Ни одно поэтическое наследие так не обветшало и не устарело за самый короткий срок, как символическое. Русский символизм правильнее назвать даже лжесимволизмом, чтобы оттенить его злоупотребления большими темами и отвлеченными понятиями, плохо запечатленными в слове. Все лжесимволическое, то есть огромная часть написанного символистами, сохраняет лишь условный историко-литературный интерес. Объективно-ценное скрывается под кучей бутафорского, лжесимволического хлама.

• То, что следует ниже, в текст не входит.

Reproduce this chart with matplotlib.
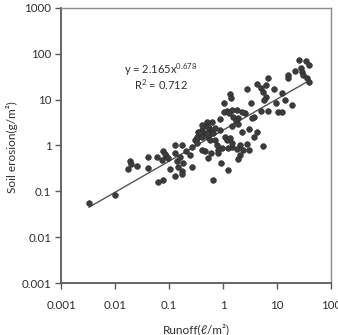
import numpy as np
import matplotlib
matplotlib.use("Agg")
import matplotlib.pyplot as plt
from matplotlib.ticker import FixedLocator, NullLocator

plt.rcParams['font.family'] = ['Lato', 'DejaVu Sans']
plt.rcParams['mathtext.default'] = 'regular'

# runoff (l/m2) vs soil erosion (g/m2)
runoff = [25.5, 34.4, 39.6, 27.8, 21.5, 29.0, 30.7, 35.5, 39.6, 16.2,
          15.8, 6.73, 4.21, 6.25, 5.06, 8.69, 5.57, 6.25, 12.5, 2.75,
          1.35, 1.41, 1.06, 3.30, 5.82, 9.46, 14.1, 18.7, 10.3, 12.5,
          6.90, 5.06, 3.80, 3.49, 2.55, 2.22, 1.79, 1.45, 1.17, 1.06,
          1.29, 1.55, 1.87, 1.72, 1.92, 1.45, 0.88, 0.63, 0.50, 0.46,
          0.55, 0.60, 0.40, 0.35, 0.33, 0.43, 0.53, 0.66, 0.88, 2.22,
          3.03, 4.21, 3.80, 2.75, 3.03, 2.06, 2.38, 1.79, 2.06, 1.87,
          1.49, 1.25, 1.09, 1.17, 1.35, 1.45, 0.97, 0.82, 0.76, 0.82,
          0.60, 0.52, 0.46, 0.40, 0.92, 1.22, 0.66, 5.57, 0.57, 0.71,
          0.019, 0.020, 0.0176, 0.026, 0.040, 0.040, 0.059, 0.078, 0.088, 0.097,
          0.073, 0.129, 0.129, 0.172, 0.184, 0.207, 0.263, 0.30, 0.33, 0.375,
          0.334, 0.104, 0.149, 0.172, 0.129, 0.172, 0.263, 0.078, 0.063, 0.010,
          0.0033, 0.139, 0.245, 0.40, 0.53, 0.71, 0.50, 0.40, 0.16, 0.084]
erosion = [74, 68, 55.6, 48.7, 43.2, 41.1, 34.8, 30.4, 24.1, 34.8,
           29.5, 29.5, 22.1, 21.0, 17.8, 17.2, 14.6, 11.7, 14.3, 17.2,
           13.4, 10.8, 8.65, 8.39, 9.9, 8.65, 9.9, 7.69, 5.33, 5.33,
           5.69, 5.78, 4.28, 3.94, 5.07, 5.50, 5.99, 5.99, 5.69, 5.50,
           5.07, 4.28, 3.94, 3.50, 2.96, 2.68, 3.75, 3.33, 3.33, 2.82,
           2.39, 2.01, 2.19, 2.01, 1.44, 1.86, 1.56, 1.86, 2.19, 1.95,
           2.27, 2.01, 1.52, 1.08, 0.80, 1.03, 0.80, 0.83, 0.62, 0.50,
           0.95, 0.87, 1.56, 1.32, 1.44, 1.12, 0.87, 0.80, 1.03, 0.68,
           0.68, 0.53, 0.74, 0.80, 0.42, 0.29, 0.18, 0.98, 1.32, 1.32,
           0.47, 0.40, 0.30, 0.36, 0.57, 0.33, 0.56, 0.74, 0.59, 0.53,
           0.49, 0.68, 1.03, 1.03, 0.41, 0.74, 0.95, 1.32, 1.56, 1.86,
           1.12, 0.30, 0.34, 0.28, 0.22, 0.24, 0.34, 0.18, 0.163, 0.083,
           0.056, 0.47, 0.62, 2.82, 2.59, 2.39, 1.86, 1.56, 0.56, 0.66]

# power fit y = a * x^b
fit_a = 2.165
fit_b = 0.678
fit_r2 = 0.712

ticks = [0.001, 0.01, 0.1, 1, 10, 100, 1000]
xtick_labels = ['0.001', '0.01', '0.1', '1', '10', '100']
ytick_labels = ['0.001', '0.01', '0.1', '1', '10', '100', '1000']

fig = plt.figure(figsize=(3.38, 3.35), dpi=100)
ax = fig.add_axes([0.1805, 0.1552, 0.799, 0.821])

ax.scatter(runoff, erosion, s=17, color='#3c3c3c', edgecolor='#2a2a2a',
           linewidth=0.4, zorder=3)

xf = np.geomspace(min(runoff), max(runoff), 100)
ax.plot(xf, fit_a * xf ** fit_b, color='#555555', lw=1.0, zorder=2)

ax.set_xscale('log')
ax.set_yscale('log')
ax.set_xlim(0.001, 100)
ax.set_ylim(0.001, 1000)
ax.xaxis.set_major_locator(FixedLocator(ticks[:6]))
ax.yaxis.set_major_locator(FixedLocator(ticks))
ax.xaxis.set_minor_locator(NullLocator())
ax.yaxis.set_minor_locator(NullLocator())
ax.set_xticklabels(xtick_labels)
ax.set_yticklabels(ytick_labels)
ax.tick_params(axis='x', length=4, width=1, color='#595959', pad=8,
               labelsize=8.3, labelcolor='#2e2e2e')
ax.tick_params(axis='y', length=4, width=1, color='#595959', pad=3,
               labelsize=8.3, labelcolor='#2e2e2e')

for s in ['left', 'bottom']:
    ax.spines[s].set_color('#595959')
    ax.spines[s].set_linewidth(1.3)
for s in ['top', 'right']:
    ax.spines[s].set_color('#8c8c8c')
    ax.spines[s].set_linewidth(1.0)

ax.text(0.37, 0.775, 'y = %.3fx$^{%.3f}$' % (fit_a, fit_b),
        transform=ax.transAxes, ha='center', va='center', fontsize=8,
        color='#2e2e2e')
ax.text(0.37, 0.72, 'R$^{2}$ = %.3f' % fit_r2,
        transform=ax.transAxes, ha='center', va='center', fontsize=8,
        color='#2e2e2e')

fig.text(196 / 338, 6 / 335, 'Runoff(ℓ/m²)', ha='center', va='center',
         fontsize=8.5, color='#2e2e2e')
fig.text(12 / 338, 188 / 335, 'Soil erosion(g/m²)', ha='center', va='center',
         rotation=90, fontsize=8.5, color='#2e2e2e')

fig.savefig('out.png', dpi=100)
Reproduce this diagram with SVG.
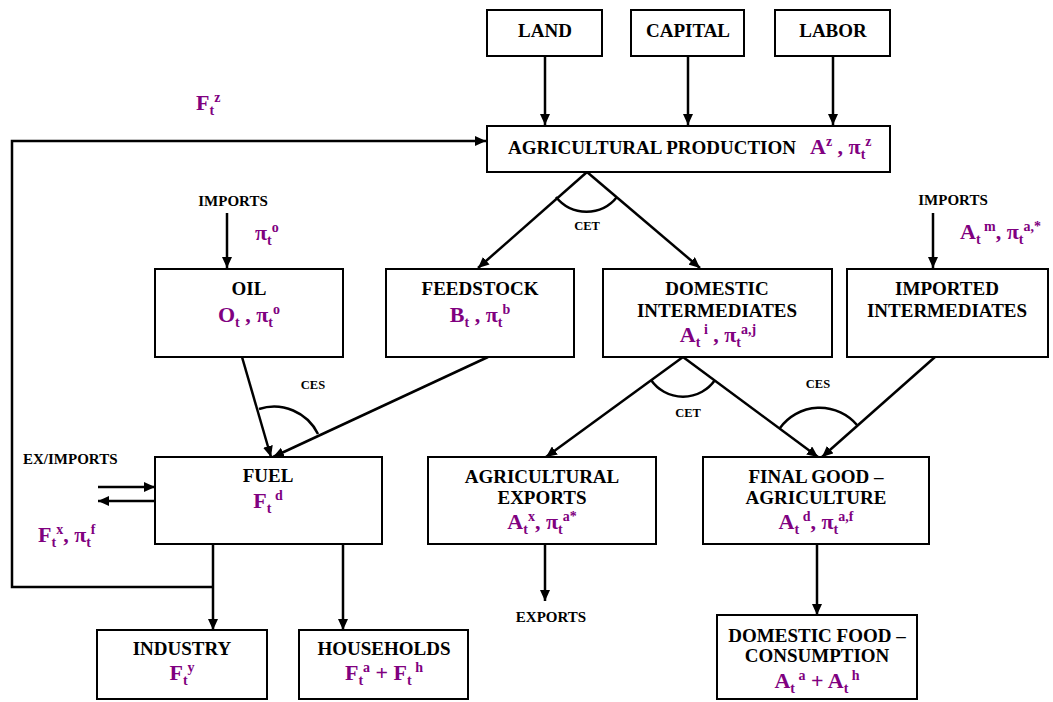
<svg xmlns="http://www.w3.org/2000/svg" width="1053" height="702" viewBox="0 0 1053 702">
<defs>
<style>
.box{fill:#fff;stroke:#000;stroke-width:2}
.ln{fill:none;stroke:#000;stroke-width:2.5}
.arr{marker-end:url(#ah)}
text{font-family:"Liberation Serif","Times New Roman",serif;font-weight:bold}
.t{font-size:19px;text-anchor:middle;fill:#000}
.lbl{font-size:15px;fill:#000}
.sm{font-size:12.5px;text-anchor:middle;fill:#000}
.m{font-size:22px;fill:#800080}
.c{text-anchor:middle}
.s{font-size:14px}
</style>
<marker id="ah" markerUnits="userSpaceOnUse" markerWidth="12" markerHeight="10" refX="11" refY="5" orient="auto">
<path d="M0,0 L11,5 L0,10 z" fill="#000"/>
</marker>
</defs>
<rect width="1053" height="702" fill="#fff"/>

<g id="connectors">
<line class="ln arr" x1="545" y1="56" x2="545" y2="125"/>
<line class="ln arr" x1="688" y1="56" x2="688" y2="125"/>
<line class="ln arr" x1="833" y1="56" x2="833" y2="125"/>
<polyline class="ln arr" points="213,587 12,587 12,141 486,141"/>
<line class="ln arr" x1="587" y1="172" x2="478" y2="268"/>
<line class="ln arr" x1="587" y1="172" x2="700" y2="268"/>
<path class="ln" d="M556 197 A39 39 0 0 0 617 197"/>
<line class="ln arr" x1="227" y1="213" x2="227" y2="268"/>
<line class="ln arr" x1="933" y1="213" x2="933" y2="268"/>
<line class="ln arr" x1="242" y1="357" x2="271" y2="457"/>
<line class="ln arr" x1="488" y1="357" x2="273" y2="457"/>
<path class="ln" d="M259 409 A49 49 0 0 1 318 434"/>
<line class="ln arr" x1="683" y1="357" x2="546" y2="457"/>
<line class="ln arr" x1="683" y1="357" x2="818" y2="457"/>
<path class="ln" d="M651 380 A39 39 0 0 0 715 380"/>
<line class="ln arr" x1="935" y1="357" x2="822" y2="457"/>
<path class="ln" d="M780 428 A49 49 0 0 1 857 425"/>
<line class="ln arr" x1="98" y1="487" x2="155" y2="487"/>
<line class="ln arr" x1="155" y1="501" x2="98" y2="501"/>
<line class="ln arr" x1="213" y1="544" x2="213" y2="630"/>
<line class="ln arr" x1="343" y1="544" x2="343" y2="630"/>
<line class="ln arr" x1="545" y1="544" x2="545" y2="601"/>
<line class="ln arr" x1="817" y1="544" x2="817" y2="615"/>
</g>

<g id="labels">
<text class="m" x="196" y="110">F<tspan class="s" dy="5">t</tspan><tspan class="s" dy="-13">z</tspan></text>
<text class="sm" x="587" y="230">CET</text>
<text class="lbl c" x="233" y="206">IMPORTS</text>
<text class="m" x="255" y="240">π<tspan class="s" dy="5">t</tspan><tspan class="s" dy="-13">o</tspan></text>
<text class="lbl c" x="953" y="205">IMPORTS</text>
<text class="m" x="960" y="239">A<tspan class="s" dy="5">t</tspan><tspan class="s" dy="-13"> m</tspan><tspan dy="8">, π</tspan><tspan class="s" dy="5">t</tspan><tspan class="s" dy="-13">a,*</tspan></text>
<text class="sm" x="313" y="389">CES</text>
<text class="sm" x="688" y="417">CET</text>
<text class="sm" x="818" y="388">CES</text>
<text class="lbl" x="23" y="464">EX/IMPORTS</text>
<text class="m" x="38" y="542">F<tspan class="s" dy="5">t</tspan><tspan class="s" dy="-13">x</tspan><tspan dy="8">, π</tspan><tspan class="s" dy="5">t</tspan><tspan class="s" dy="-13">f</tspan></text>
<text class="lbl c" x="551" y="622">EXPORTS</text>
</g>

<g id="land"><rect class="box" x="487" y="10" width="115" height="46"/><text class="t" x="545" y="37">LAND</text></g>
<g id="capital"><rect class="box" x="631" y="10" width="113" height="46"/><text class="t" x="688" y="37">CAPITAL</text></g>
<g id="labor"><rect class="box" x="775" y="10" width="115" height="46"/><text class="t" x="833" y="37">LABOR</text></g>

<g id="agprod"><rect class="box" x="487" y="126" width="403" height="46"/>
<text class="t" x="652" y="154">AGRICULTURAL PRODUCTION</text>
<text class="m" x="810" y="154">A<tspan class="s" dy="-8">z</tspan><tspan dy="8"> , π</tspan><tspan class="s" dy="5">t</tspan><tspan class="s" dy="-13">z</tspan></text></g>

<g id="oil"><rect class="box" x="155" y="269" width="188" height="88"/>
<text class="t" x="249" y="295">OIL</text>
<text class="m c" x="249" y="322">O<tspan class="s" dy="5">t</tspan><tspan dy="-5"> , π</tspan><tspan class="s" dy="5">t</tspan><tspan class="s" dy="-13">o</tspan></text></g>

<g id="feedstock"><rect class="box" x="386" y="269" width="188" height="88"/>
<text class="t" x="480" y="295">FEEDSTOCK</text>
<text class="m c" x="480" y="322">B<tspan class="s" dy="5">t</tspan><tspan dy="-5"> , π</tspan><tspan class="s" dy="5">t</tspan><tspan class="s" dy="-13">b</tspan></text></g>

<g id="domint"><rect class="box" x="603" y="269" width="229" height="88"/>
<text class="t" x="717" y="295">DOMESTIC</text>
<text class="t" x="717" y="317">INTERMEDIATES</text>
<text class="m c" x="718" y="342">A<tspan class="s" dy="5">t</tspan><tspan class="s" dy="-13"> i</tspan><tspan dy="8"> , π</tspan><tspan class="s" dy="5">t</tspan><tspan class="s" dy="-13">a,j</tspan></text></g>

<g id="impint"><rect class="box" x="847" y="269" width="201" height="88"/>
<text class="t" x="947" y="295">IMPORTED</text>
<text class="t" x="947" y="317">INTERMEDIATES</text></g>

<g id="fuel"><rect class="box" x="155" y="457" width="227" height="87"/>
<text class="t" x="268" y="482">FUEL</text>
<text class="m c" x="268" y="508">F<tspan class="s" dy="5">t</tspan><tspan class="s" dy="-13"> d</tspan></text></g>

<g id="agexports"><rect class="box" x="428" y="457" width="228" height="87"/>
<text class="t" x="542" y="483">AGRICULTURAL</text>
<text class="t" x="542" y="504">EXPORTS</text>
<text class="m c" x="542" y="529">A<tspan class="s" dy="5">t</tspan><tspan class="s" dy="-13">x</tspan><tspan dy="8">, π</tspan><tspan class="s" dy="5">t</tspan><tspan class="s" dy="-13">a*</tspan></text></g>

<g id="finalgood"><rect class="box" x="703" y="457" width="226" height="87"/>
<text class="t" x="816" y="483">FINAL GOOD –</text>
<text class="t" x="816" y="504">AGRICULTURE</text>
<text class="m c" x="816" y="529">A<tspan class="s" dy="5">t</tspan><tspan class="s" dy="-13"> d</tspan><tspan dy="8">, π</tspan><tspan class="s" dy="5">t</tspan><tspan class="s" dy="-13">a,f</tspan></text></g>

<g id="industry"><rect class="box" x="97" y="630" width="170" height="69"/>
<text class="t" x="182" y="655">INDUSTRY</text>
<text class="m c" x="182" y="680">F<tspan class="s" dy="5">t</tspan><tspan class="s" dy="-13">y</tspan></text></g>

<g id="households"><rect class="box" x="299" y="630" width="169" height="69"/>
<text class="t" x="384" y="655">HOUSEHOLDS</text>
<text class="m c" x="384" y="680">F<tspan class="s" dy="5">t</tspan><tspan class="s" dy="-13">a</tspan><tspan dy="8"> + F</tspan><tspan class="s" dy="5">t</tspan><tspan class="s" dy="-13"> h</tspan></text></g>

<g id="domfood"><rect class="box" x="717" y="615" width="200" height="84"/>
<text class="t" x="817" y="642">DOMESTIC FOOD –</text>
<text class="t" x="817" y="662">CONSUMPTION</text>
<text class="m c" x="817" y="688">A<tspan class="s" dy="5">t</tspan><tspan class="s" dy="-13"> a</tspan><tspan dy="8"> + A</tspan><tspan class="s" dy="5">t</tspan><tspan class="s" dy="-13"> h</tspan></text></g>
</svg>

Тяжелую дань эпохе и культурной работе заплатило трудолюбивейшее и благороднейшее поколение русских поэтов. Начнем с отца русского символизма – Бальмонта. От Бальмонта уцелело поразительно немного – какой-нибудь десяток стихотворений. Но то, что уцелело, воистину превосходно, и по фонетической яркости и по глубокому чувству корня и звука выдерживает сравнение с лучшими образцами заумной поэзии. Не вина Бальмонта, если нетребовательные читатели повернули развитие его поэзии в худшую сторону. В лучших своих стихотворениях – «О ночь, побудь со мной», «Старый дом» – он извлекает из русского стиха новые и после не повторявшиеся звуки иностранной, какой-то серафической фонетики. Для нас это объясняется особым фонетическим свойством Бальмонта, экзотическим восприятием согласных звуков. Именно здесь, а не в вульгарной музыкальности источник его поэтической силы.